WHAT YOU SHOULD DO -> Make an exact copy of the data below, leaving out every picture.

SUPPLIED MATERIAL ->
****************************************

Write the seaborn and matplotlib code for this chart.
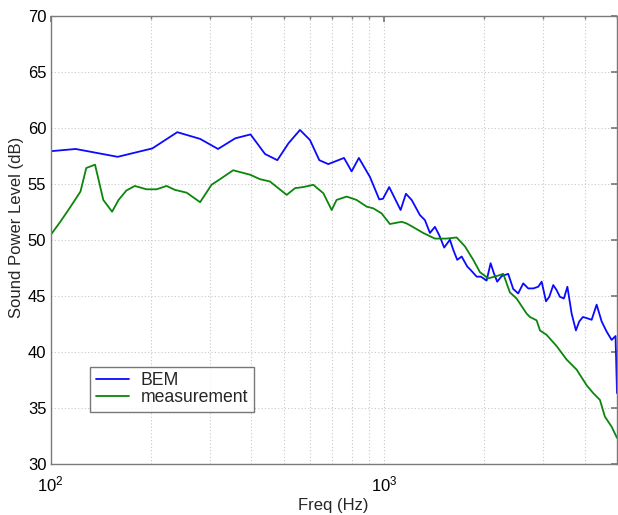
import numpy as np
import pandas as pd
import matplotlib
matplotlib.use("Agg")
import matplotlib.pyplot as plt
from matplotlib.ticker import LogLocator, FixedLocator, NullFormatter, FuncFormatter
import seaborn as sns

# BEM prediction of radiated sound power
bem_freq = [100, 119, 159, 202, 240, 281, 318, 358, 398, 440, 479, 517, 560, 600, 640,
            681, 759, 800, 841, 908, 968, 993, 1037, 1122, 1164, 1211, 1282, 1327, 1374, 1422,
            1465, 1516, 1577, 1614, 1659, 1710, 1778, 1820, 1897, 1954, 2032, 2089, 2137, 2186,
            2254, 2359, 2442, 2527, 2617, 2709, 2805, 2902, 2972, 3062, 3132, 3220, 3295, 3371,
            3465, 3550, 3655, 3765, 3852, 3952, 4055, 4197, 4344, 4497, 4654, 4818, 4950, 5000]
bem_level = [57.9, 58.1, 57.4, 58.15, 59.6, 59.0, 58.1, 59.05, 59.4, 57.65, 57.1, 58.6, 59.8,
             58.9, 57.1, 56.75, 57.3, 56.1, 57.3, 55.6, 53.6, 53.65, 54.7, 52.65, 54.1, 53.55,
             52.2, 51.75, 50.6, 51.15, 50.4, 49.3, 50.0, 49.1, 48.2, 48.5, 47.6, 47.3, 46.7,
             46.7, 46.35, 47.9, 47.0, 46.25, 46.75, 46.95, 45.6, 45.2, 46.1, 45.65, 45.65, 45.8,
             46.25, 44.5, 44.9, 45.95, 45.5, 44.9, 44.75, 45.8, 43.4, 41.9, 42.7, 43.1, 43.0,
             42.85, 44.2, 42.7, 41.8, 41.05, 41.4, 36.3]

# Measured sound power
meas_freq = [100, 107, 114, 123, 128, 136, 144, 153, 160, 169, 179, 194, 208, 223, 236, 256,
             281, 304, 326, 353, 397, 425, 455, 511, 541, 573, 614, 658, 697, 721, 773, 828,
             888, 929, 984, 1042, 1130, 1170, 1211, 1312, 1422, 1542, 1652, 1750, 1853, 1941,
             2054, 2177, 2280, 2386, 2499, 2679, 2741, 2870, 2937, 3076, 3295, 3530, 3783,
             4055, 4243, 4443, 4600, 4818, 5000]
meas_level = [50.4, 51.6, 52.8, 54.3, 56.4, 56.7, 53.55, 52.5, 53.55, 54.4, 54.8, 54.5, 54.5,
              54.8, 54.45, 54.2, 53.35, 54.9, 55.5, 56.2, 55.8, 55.4, 55.2, 54.0, 54.6, 54.7,
              54.9, 54.15, 52.65, 53.55, 53.85, 53.55, 52.95, 52.8, 52.35, 51.4, 51.6, 51.45,
              51.2, 50.6, 50.1, 50.1, 50.2, 49.4, 48.2, 47.1, 46.55, 46.75, 46.95, 45.3, 44.75,
              43.4, 43.1, 42.8, 41.9, 41.5, 40.5, 39.3, 38.4, 37.0, 36.3, 35.7, 34.2, 33.3, 32.3]

series_names = ["BEM", "measurement"]
series_colors = ["#0a0aff", "#0b860b"]
y_ticks = [30, 35, 40, 45, 50, 55, 60, 65, 70]

sns.set_theme(style="white")
plt.rcParams["font.family"] = ["Liberation Sans", "DejaVu Sans"]
plt.rcParams["mathtext.default"] = "regular"

df = pd.concat([
    pd.DataFrame({"freq": bem_freq, "level": bem_level, "series": series_names[0]}),
    pd.DataFrame({"freq": meas_freq, "level": meas_level, "series": series_names[1]}),
], ignore_index=True)

fig = plt.figure(figsize=(6.18, 5.15), dpi=100)
ax = fig.add_axes([50.5 / 618, (515 - 463.7) / 515, 566.5 / 618, 448 / 515])

sns.lineplot(data=df, x="freq", y="level", hue="series", hue_order=series_names,
             palette=series_colors, estimator=None, sort=False, linewidth=1.3, ax=ax)

ax.set_xscale("log")
ax.set_xlim(100, 5000)
ax.set_ylim(30, 70)
ax.yaxis.set_major_locator(FixedLocator(y_ticks))
ax.xaxis.set_major_locator(LogLocator(base=10))
ax.xaxis.set_minor_locator(LogLocator(base=10, subs=np.arange(2, 10)))
ax.xaxis.set_minor_formatter(NullFormatter())
ax.xaxis.set_major_formatter(FuncFormatter(lambda v, p: r"$10^{%d}$" % round(np.log10(v))))

# dotted grid on major y ticks and all x decades/sub-decades
grid_kw = dict(color="#c8c8c8", linestyle=(0, (1, 2)), linewidth=0.8)
ax.grid(True, which="major", axis="both", **grid_kw)
ax.grid(True, which="minor", axis="x", **grid_kw)

for s in ax.spines.values():
    s.set_visible(True)
    s.set_color("#7a7a7a")
    s.set_linewidth(1.0)

ax.tick_params(which="both", direction="in", top=True, right=True, color="#7a7a7a",
               labelsize=12, labelcolor="black")
ax.tick_params(axis="y", pad=3)
ax.tick_params(axis="x", pad=8)
ax.tick_params(which="major", length=4)
ax.tick_params(which="minor", length=2.5)

ax.set_xlabel("Freq (Hz)", fontsize=12, labelpad=2.5)
ax.set_ylabel("Sound Power Level (dB)", fontsize=12)
ax.yaxis.set_label_coords(-0.046, 0.528)

leg = ax.legend(loc="lower left",
                bbox_to_anchor=((90 - 50.5) / 566.5, (463.7 - 412) / 448),
                borderaxespad=0, fontsize=12.7, frameon=True, fancybox=False,
                handlelength=1.9, handletextpad=0.65, labelspacing=0.0, borderpad=0.32)
leg.get_frame().set_edgecolor("#555555")
leg.get_frame().set_linewidth(1.0)
for h in leg.get_lines():
    h.set_linewidth(1.3)

fig.savefig("out.png", dpi=100)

****************************************

WRITTEN SOLUTION ->
Write the seaborn and matplotlib code for this chart.
import numpy as np
import pandas as pd
import matplotlib
matplotlib.use("Agg")
import matplotlib.pyplot as plt
from matplotlib.ticker import LogLocator, FixedLocator, NullFormatter, FuncFormatter
import seaborn as sns

# BEM prediction of radiated sound power
bem_freq = [100, 119, 159, 202, 240, 281, 318, 358, 398, 440, 479, 517, 560, 600, 640,
            681, 759, 800, 841, 908, 968, 993, 1037, 1122, 1164, 1211, 1282, 1327, 1374, 1422,
            1465, 1516, 1577, 1614, 1659, 1710, 1778, 1820, 1897, 1954, 2032, 2089, 2137, 2186,
            2254, 2359, 2442, 2527, 2617, 2709, 2805, 2902, 2972, 3062, 3132, 3220, 3295, 3371,
            3465, 3550, 3655, 3765, 3852, 3952, 4055, 4197, 4344, 4497, 4654, 4818, 4950, 5000]
bem_level = [57.9, 58.1, 57.4, 58.15, 59.6, 59.0, 58.1, 59.05, 59.4, 57.65, 57.1, 58.6, 59.8,
             58.9, 57.1, 56.75, 57.3, 56.1, 57.3, 55.6, 53.6, 53.65, 54.7, 52.65, 54.1, 53.55,
             52.2, 51.75, 50.6, 51.15, 50.4, 49.3, 50.0, 49.1, 48.2, 48.5, 47.6, 47.3, 46.7,
             46.7, 46.35, 47.9, 47.0, 46.25, 46.75, 46.95, 45.6, 45.2, 46.1, 45.65, 45.65, 45.8,
             46.25, 44.5, 44.9, 45.95, 45.5, 44.9, 44.75, 45.8, 43.4, 41.9, 42.7, 43.1, 43.0,
             42.85, 44.2, 42.7, 41.8, 41.05, 41.4, 36.3]

# Measured sound power
meas_freq = [100, 107, 114, 123, 128, 136, 144, 153, 160, 169, 179, 194, 208, 223, 236, 256,
             281, 304, 326, 353, 397, 425, 455, 511, 541, 573, 614, 658, 697, 721, 773, 828,
             888, 929, 984, 1042, 1130, 1170, 1211, 1312, 1422, 1542, 1652, 1750, 1853, 1941,
             2054, 2177, 2280, 2386, 2499, 2679, 2741, 2870, 2937, 3076, 3295, 3530, 3783,
             4055, 4243, 4443, 4600, 4818, 5000]
meas_level = [50.4, 51.6, 52.8, 54.3, 56.4, 56.7, 53.55, 52.5, 53.55, 54.4, 54.8, 54.5, 54.5,
              54.8, 54.45, 54.2, 53.35, 54.9, 55.5, 56.2, 55.8, 55.4, 55.2, 54.0, 54.6, 54.7,
              54.9, 54.15, 52.65, 53.55, 53.85, 53.55, 52.95, 52.8, 52.35, 51.4, 51.6, 51.45,
              51.2, 50.6, 50.1, 50.1, 50.2, 49.4, 48.2, 47.1, 46.55, 46.75, 46.95, 45.3, 44.75,
              43.4, 43.1, 42.8, 41.9, 41.5, 40.5, 39.3, 38.4, 37.0, 36.3, 35.7, 34.2, 33.3, 32.3]

series_names = ["BEM", "measurement"]
series_colors = ["#0a0aff", "#0b860b"]
y_ticks = [30, 35, 40, 45, 50, 55, 60, 65, 70]

sns.set_theme(style="white")
plt.rcParams["font.family"] = ["Liberation Sans", "DejaVu Sans"]
plt.rcParams["mathtext.default"] = "regular"

df = pd.concat([
    pd.DataFrame({"freq": bem_freq, "level": bem_level, "series": series_names[0]}),
    pd.DataFrame({"freq": meas_freq, "level": meas_level, "series": series_names[1]}),
], ignore_index=True)

fig = plt.figure(figsize=(6.18, 5.15), dpi=100)
ax = fig.add_axes([50.5 / 618, (515 - 463.7) / 515, 566.5 / 618, 448 / 515])

sns.lineplot(data=df, x="freq", y="level", hue="series", hue_order=series_names,
             palette=series_colors, estimator=None, sort=False, linewidth=1.3, ax=ax)

ax.set_xscale("log")
ax.set_xlim(100, 5000)
ax.set_ylim(30, 70)
ax.yaxis.set_major_locator(FixedLocator(y_ticks))
ax.xaxis.set_major_locator(LogLocator(base=10))
ax.xaxis.set_minor_locator(LogLocator(base=10, subs=np.arange(2, 10)))
ax.xaxis.set_minor_formatter(NullFormatter())
ax.xaxis.set_major_formatter(FuncFormatter(lambda v, p: r"$10^{%d}$" % round(np.log10(v))))

# dotted grid on major y ticks and all x decades/sub-decades
grid_kw = dict(color="#c8c8c8", linestyle=(0, (1, 2)), linewidth=0.8)
ax.grid(True, which="major", axis="both", **grid_kw)
ax.grid(True, which="minor", axis="x", **grid_kw)

for s in ax.spines.values():
    s.set_visible(True)
    s.set_color("#7a7a7a")
    s.set_linewidth(1.0)

ax.tick_params(which="both", direction="in", top=True, right=True, color="#7a7a7a",
               labelsize=12, labelcolor="black")
ax.tick_params(axis="y", pad=3)
ax.tick_params(axis="x", pad=8)
ax.tick_params(which="major", length=4)
ax.tick_params(which="minor", length=2.5)

ax.set_xlabel("Freq (Hz)", fontsize=12, labelpad=2.5)
ax.set_ylabel("Sound Power Level (dB)", fontsize=12)
ax.yaxis.set_label_coords(-0.046, 0.528)

leg = ax.legend(loc="lower left",
                bbox_to_anchor=((90 - 50.5) / 566.5, (463.7 - 412) / 448),
                borderaxespad=0, fontsize=12.7, frameon=True, fancybox=False,
                handlelength=1.9, handletextpad=0.65, labelspacing=0.0, borderpad=0.32)
leg.get_frame().set_edgecolor("#555555")
leg.get_frame().set_linewidth(1.0)
for h in leg.get_lines():
    h.set_linewidth(1.3)

fig.savefig("out.png", dpi=100)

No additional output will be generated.